By JOHN L. ALLEN JR.
A ruling on Thursday from a federal judge in Oregon marks the first time that an American court has ever issued an order requiring the Vatican to hand over documents in a sex abuse case.
Whether that actually happens, however, depends on how the Vatican responds, including whether it tries to persuade either the Oregon judge or an appeals court that it shouldn’t have to comply.
U.S. District Judge Michael Mosman on Thursday granted a limited number of requests for discovery put forward by attorney Jeffrey Anderson, representing a man who says he was abused by Andrew Ronan, a former Servite priest who was laicized in 1966 and who died in 1992.
The Survivors Network of those Abused by Priests, the main advocacy group in the United States for victims of clerical abuse, hailed the order as a “historic achievement.”
“Many clergy sex abuse victims are distraught that thousands of Catholic officials who ignore and conceal heinous crimes escape any consequences for their corruption,” said a statement from Joelle Casteix of Newport Beach, California, the western regional director of SNAP.
“We are confident that this court ruling will give many victims some sorely-needed hope,” she said.
Since the core issue in the Oregon case is whether Ronan was an “employee” or “agent” of the Vatican, Mosman limited the requests to documents related to the Vatican’s laicization process, its policies regarding sexual abuse and its regulation of priests’ conduct, as they relate specifically to Ronan.

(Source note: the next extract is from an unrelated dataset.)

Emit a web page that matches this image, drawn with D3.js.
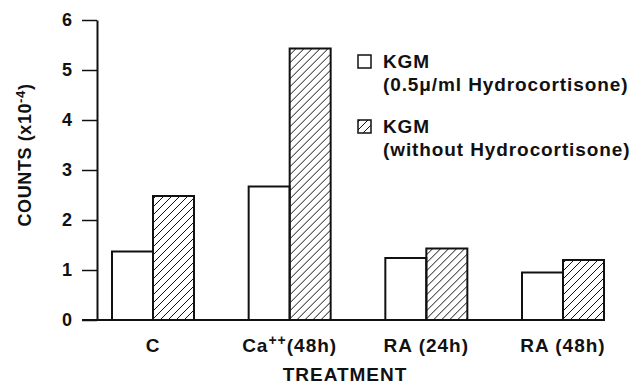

By granting only those requests, Mosman effectively rejected other requests from Anderson, including the idea of taking depositions from senior Vatican personnel, up to and including Pope Benedict XVI.
Attorney Jeffrey Lena, who represents the Holy See in American civil litigation, released a brief statement Thursday night in response to Mosman’s order.
“As a factual matter, Ronan was not a Holy See employee, and the Holy See was not aware of Ronan's misconduct until after Ronan had abused the plaintiff,” Lena said.
Beyond that, Lena declined to comment on what the Vatican’s strategy might be. In general, the Vatican has resisted such demands for discovery, both on First Amendment grounds and because of its status under international law as a sovereign state. Mosman’s ruling on Thursday didn’t directly address those arguments.
In that light, most observers believe it’s unlikely that the Vatican will simply hand over the requested documents. Instead, it’s likely that the Vatican will either file an objection with Mosman, or perhaps appeal the ruling to a higher court.
In the past, Vatican spokespersons have insisted that their reluctance to turn over documents is a matter of principle. In reality, they say, any documents in their possession would show that Ronan was never supervised by the Vatican and that Rome became aware of the charges against him only after the fact.
In comments to the Associated Press, Anderson nevertheless insisted the ruling is a breakthrough.
“It’s the first time anyone's laid a glove on them to the extent they had to turn documents over,” Anderson said.